__Written request__
From the listing that follows, output everything exactly except the pictures.
[start Raw data]
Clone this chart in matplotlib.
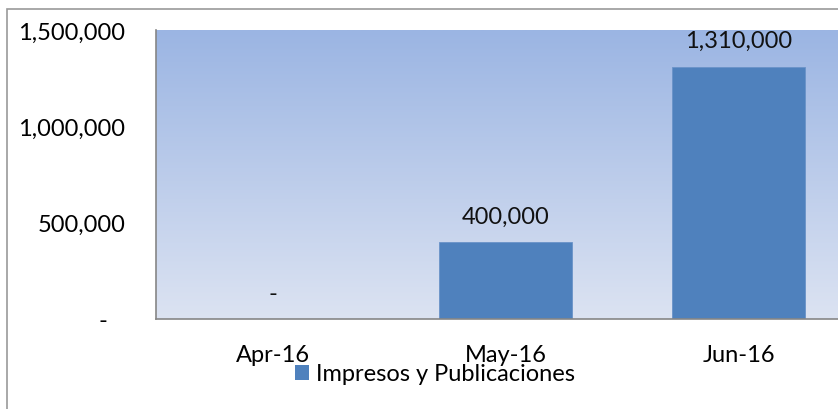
import numpy as np
import matplotlib.pyplot as plt
from matplotlib.patches import Patch, Rectangle
from matplotlib.colors import LinearSegmentedColormap

months = ["Apr-16", "May-16", "Jun-16"]
values = [0, 400000, 1310000]
series_name = "Impresos y Publicaciones"
y_ticks = [0, 500000, 1000000, 1500000]

plt.rcParams["font.family"] = ["Lato", "DejaVu Sans"]
FS = 17


def fmt(v):
    # Excel accounting style: zero shows as a dash
    return "-" if v == 0 else f"{v:,.0f}"


W, H = 838, 410
fig = plt.figure(figsize=(W / 100, H / 100), dpi=100)

# outer chart border (right/bottom edges fall outside the picture)
fig.patches.append(Rectangle((7 / W, -0.1), 1.2, (H - 10) / H + 0.1,
                             transform=fig.transFigure, fill=False,
                             edgecolor="#9a9a9a", linewidth=1.2))

# plot area extends past the right edge of the image
ax = fig.add_axes([156 / W, (H - 320) / H, (855 - 156) / W, 289 / H])
ax.set_xlim(-0.5, 2.5)
ax.set_ylim(0, 1500000)

# vertical gradient background
cmap = LinearSegmentedColormap.from_list("bg", ["#dce3f2", "#9bb5e3"])
grad = np.linspace(0, 1, 256).reshape(-1, 1)
ax.imshow(grad, cmap=cmap, aspect="auto", origin="lower",
          extent=(-0.5, 2.5, 0, 1500000), zorder=0)

x = np.arange(len(months))
ax.bar(x, values, width=0.567, color="#4f81bd", edgecolor="#6a93c8",
       linewidth=0.6, zorder=2)

for xi, v in zip(x, values):
    ax.annotate(fmt(v), (xi, v), xytext=(0, 11), textcoords="offset points",
                ha="center", va="bottom", fontsize=FS, color="#111111")

ax.set_xticks(x)
ax.set_xticklabels(months, fontsize=FS)
ax.set_yticks(y_ticks)
ax.set_yticklabels([fmt(v) if v else "-   " for v in y_ticks], fontsize=FS)
ax.tick_params(axis="x", length=0, pad=18)
ax.tick_params(axis="y", length=0, pad=22)

for side in ["top", "right"]:
    ax.spines[side].set_visible(False)
for side in ["left", "bottom"]:
    ax.spines[side].set_color("#868686")
    ax.spines[side].set_linewidth(1.2)

fig.legend(handles=[Patch(facecolor="#4f81bd", label=series_name)],
           loc="center", bbox_to_anchor=(435 / W, 1 - 375 / H),
           frameon=False, fontsize=FS, handlelength=0.6, handleheight=0.6,
           handletextpad=0.3, borderpad=0)

fig.savefig("out.png", dpi=100)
[end Raw data]
__The result__
Clone this chart in matplotlib.
import numpy as np
import matplotlib.pyplot as plt
from matplotlib.patches import Patch, Rectangle
from matplotlib.colors import LinearSegmentedColormap

months = ["Apr-16", "May-16", "Jun-16"]
values = [0, 400000, 1310000]
series_name = "Impresos y Publicaciones"
y_ticks = [0, 500000, 1000000, 1500000]

plt.rcParams["font.family"] = ["Lato", "DejaVu Sans"]
FS = 17


def fmt(v):
    # Excel accounting style: zero shows as a dash
    return "-" if v == 0 else f"{v:,.0f}"


W, H = 838, 410
fig = plt.figure(figsize=(W / 100, H / 100), dpi=100)

# outer chart border (right/bottom edges fall outside the picture)
fig.patches.append(Rectangle((7 / W, -0.1), 1.2, (H - 10) / H + 0.1,
                             transform=fig.transFigure, fill=False,
                             edgecolor="#9a9a9a", linewidth=1.2))

# plot area extends past the right edge of the image
ax = fig.add_axes([156 / W, (H - 320) / H, (855 - 156) / W, 289 / H])
ax.set_xlim(-0.5, 2.5)
ax.set_ylim(0, 1500000)

# vertical gradient background
cmap = LinearSegmentedColormap.from_list("bg", ["#dce3f2", "#9bb5e3"])
grad = np.linspace(0, 1, 256).reshape(-1, 1)
ax.imshow(grad, cmap=cmap, aspect="auto", origin="lower",
          extent=(-0.5, 2.5, 0, 1500000), zorder=0)

x = np.arange(len(months))
ax.bar(x, values, width=0.567, color="#4f81bd", edgecolor="#6a93c8",
       linewidth=0.6, zorder=2)

for xi, v in zip(x, values):
    ax.annotate(fmt(v), (xi, v), xytext=(0, 11), textcoords="offset points",
                ha="center", va="bottom", fontsize=FS, color="#111111")

ax.set_xticks(x)
ax.set_xticklabels(months, fontsize=FS)
ax.set_yticks(y_ticks)
ax.set_yticklabels([fmt(v) if v else "-   " for v in y_ticks], fontsize=FS)
ax.tick_params(axis="x", length=0, pad=18)
ax.tick_params(axis="y", length=0, pad=22)

for side in ["top", "right"]:
    ax.spines[side].set_visible(False)
for side in ["left", "bottom"]:
    ax.spines[side].set_color("#868686")
    ax.spines[side].set_linewidth(1.2)

fig.legend(handles=[Patch(facecolor="#4f81bd", label=series_name)],
           loc="center", bbox_to_anchor=(435 / W, 1 - 375 / H),
           frameon=False, fontsize=FS, handlelength=0.6, handleheight=0.6,
           handletextpad=0.3, borderpad=0)

fig.savefig("out.png", dpi=100)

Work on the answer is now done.